* [EXERCISE PROMPT]
Reproduce all the material exactly, minus any pictures it holds.
------ DATA ------
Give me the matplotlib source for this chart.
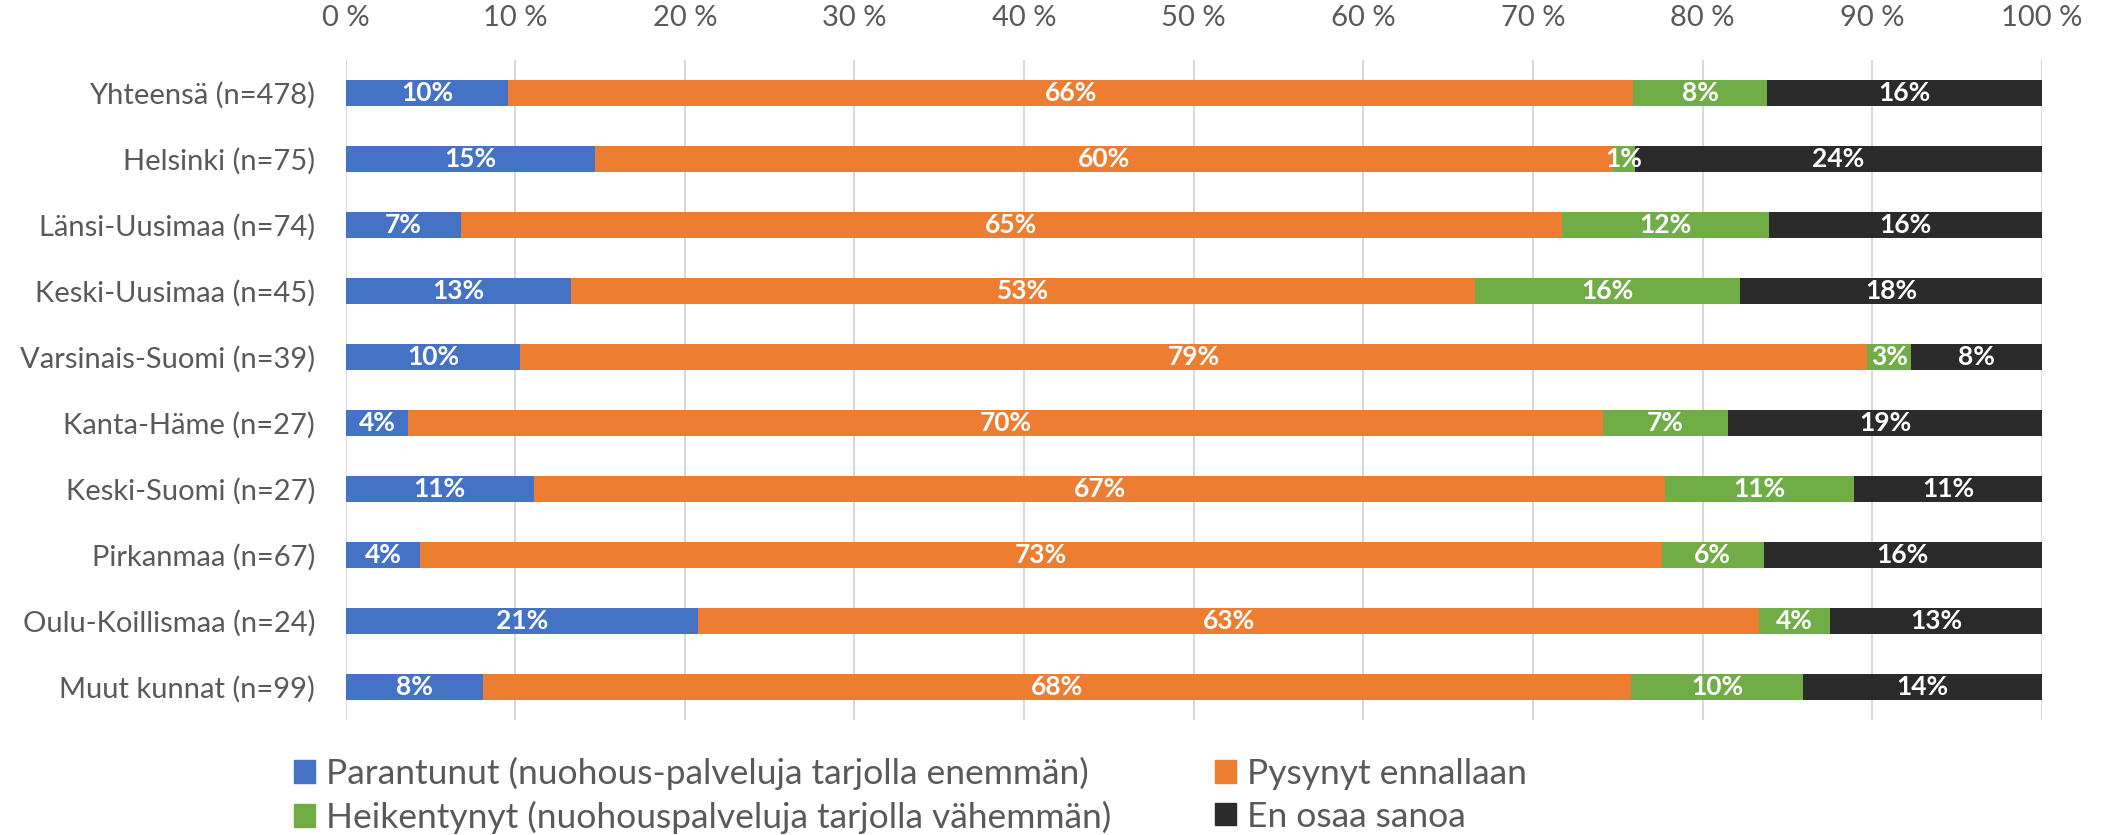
import matplotlib.pyplot as plt
import numpy as np
from matplotlib.patches import Patch
from matplotlib.ticker import FuncFormatter, MultipleLocator

plt.rcParams["font.family"] = ["Lato", "DejaVu Sans"]

categories = [
    "Yhteensä (n=478)",
    "Helsinki (n=75)",
    "Länsi-Uusimaa (n=74)",
    "Keski-Uusimaa (n=45)",
    "Varsinais-Suomi (n=39)",
    "Kanta-Häme (n=27)",
    "Keski-Suomi (n=27)",
    "Pirkanmaa (n=67)",
    "Oulu-Koillismaa (n=24)",
    "Muut kunnat (n=99)",
]

parantunut = [9.6, 14.7, 6.8, 13.3, 10.3, 3.7, 11.1, 4.4, 20.8, 8.1]
pysynyt = [66.3, 60.0, 64.9, 53.3, 79.4, 70.4, 66.7, 73.2, 62.5, 67.7]
heikentynyt = [7.9, 1.3, 12.2, 15.6, 2.6, 7.4, 11.1, 6.0, 4.2, 10.1]
en_osaa = [16.2, 24.0, 16.1, 17.8, 7.7, 18.5, 11.1, 16.4, 12.5, 14.1]

series_names = [
    "Parantunut (nuohous-palveluja tarjolla enemmän)",
    "Pysynyt ennallaan",
    "Heikentynyt (nuohouspalveluja tarjolla vähemmän)",
    "En osaa sanoa",
]
colors = ["#4472C4", "#ED7D31", "#70AD47", "#2B2B2B"]

fig = plt.figure(figsize=(21.11, 8.35), dpi=100)
ax = fig.add_axes([0.1637, 0.1377, 0.9673 - 0.1637, 0.9281 - 0.1377])

y = np.arange(len(categories))
left = np.zeros(len(categories))
for vals, name, col in zip([parantunut, pysynyt, heikentynyt, en_osaa], series_names, colors):
    vals = np.array(vals)
    ax.barh(y, vals, left=left, height=0.4, color=col, label=name, zorder=3)
    for yi, l, v in zip(y, left, vals):
        ax.text(l + v / 2, yi, f"{int(v + 0.5)}%", ha="center", va="center",
                color="white", fontsize=19, fontweight="bold", zorder=4)
    left += vals

ax.set_xlim(0, 100)
ax.set_ylim(len(categories) - 0.5, -0.5)
ax.set_yticks(y)
ax.set_yticklabels(categories)
ax.xaxis.set_major_locator(MultipleLocator(10))
ax.xaxis.set_major_formatter(FuncFormatter(lambda v, p: f"{v:.0f} %"))
ax.xaxis.tick_top()
ax.tick_params(axis="x", length=0, pad=21, labelsize=21, labelcolor="#595959")
ax.tick_params(axis="y", length=0, pad=22, labelsize=21, labelcolor="#595959")
ax.grid(axis="x", color="#D9D9D9", lw=1.5, zorder=0)
for s in ax.spines.values():
    s.set_visible(False)

handles = [Patch(color=c) for c in colors]
order = [0, 2, 1, 3]
fig.legend([handles[i] for i in order], [series_names[i] for i in order],
           ncol=2, loc="center left", bbox_to_anchor=(0.124, 0.0475),
           frameon=False, fontsize=25.5, labelcolor="#595959",
           handlelength=0.6, handleheight=0.6, handletextpad=0.3,
           columnspacing=2.95, labelspacing=0.3)

fig.savefig("out.png")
------
* [WRITTEN SOLUTION]
Give me the matplotlib source for this chart.
import matplotlib.pyplot as plt
import numpy as np
from matplotlib.patches import Patch
from matplotlib.ticker import FuncFormatter, MultipleLocator

plt.rcParams["font.family"] = ["Lato", "DejaVu Sans"]

categories = [
    "Yhteensä (n=478)",
    "Helsinki (n=75)",
    "Länsi-Uusimaa (n=74)",
    "Keski-Uusimaa (n=45)",
    "Varsinais-Suomi (n=39)",
    "Kanta-Häme (n=27)",
    "Keski-Suomi (n=27)",
    "Pirkanmaa (n=67)",
    "Oulu-Koillismaa (n=24)",
    "Muut kunnat (n=99)",
]

parantunut = [9.6, 14.7, 6.8, 13.3, 10.3, 3.7, 11.1, 4.4, 20.8, 8.1]
pysynyt = [66.3, 60.0, 64.9, 53.3, 79.4, 70.4, 66.7, 73.2, 62.5, 67.7]
heikentynyt = [7.9, 1.3, 12.2, 15.6, 2.6, 7.4, 11.1, 6.0, 4.2, 10.1]
en_osaa = [16.2, 24.0, 16.1, 17.8, 7.7, 18.5, 11.1, 16.4, 12.5, 14.1]

series_names = [
    "Parantunut (nuohous-palveluja tarjolla enemmän)",
    "Pysynyt ennallaan",
    "Heikentynyt (nuohouspalveluja tarjolla vähemmän)",
    "En osaa sanoa",
]
colors = ["#4472C4", "#ED7D31", "#70AD47", "#2B2B2B"]

fig = plt.figure(figsize=(21.11, 8.35), dpi=100)
ax = fig.add_axes([0.1637, 0.1377, 0.9673 - 0.1637, 0.9281 - 0.1377])

y = np.arange(len(categories))
left = np.zeros(len(categories))
for vals, name, col in zip([parantunut, pysynyt, heikentynyt, en_osaa], series_names, colors):
    vals = np.array(vals)
    ax.barh(y, vals, left=left, height=0.4, color=col, label=name, zorder=3)
    for yi, l, v in zip(y, left, vals):
        ax.text(l + v / 2, yi, f"{int(v + 0.5)}%", ha="center", va="center",
                color="white", fontsize=19, fontweight="bold", zorder=4)
    left += vals

ax.set_xlim(0, 100)
ax.set_ylim(len(categories) - 0.5, -0.5)
ax.set_yticks(y)
ax.set_yticklabels(categories)
ax.xaxis.set_major_locator(MultipleLocator(10))
ax.xaxis.set_major_formatter(FuncFormatter(lambda v, p: f"{v:.0f} %"))
ax.xaxis.tick_top()
ax.tick_params(axis="x", length=0, pad=21, labelsize=21, labelcolor="#595959")
ax.tick_params(axis="y", length=0, pad=22, labelsize=21, labelcolor="#595959")
ax.grid(axis="x", color="#D9D9D9", lw=1.5, zorder=0)
for s in ax.spines.values():
    s.set_visible(False)

handles = [Patch(color=c) for c in colors]
order = [0, 2, 1, 3]
fig.legend([handles[i] for i in order], [series_names[i] for i in order],
           ncol=2, loc="center left", bbox_to_anchor=(0.124, 0.0475),
           frameon=False, fontsize=25.5, labelcolor="#595959",
           handlelength=0.6, handleheight=0.6, handletextpad=0.3,
           columnspacing=2.95, labelspacing=0.3)

fig.savefig("out.png")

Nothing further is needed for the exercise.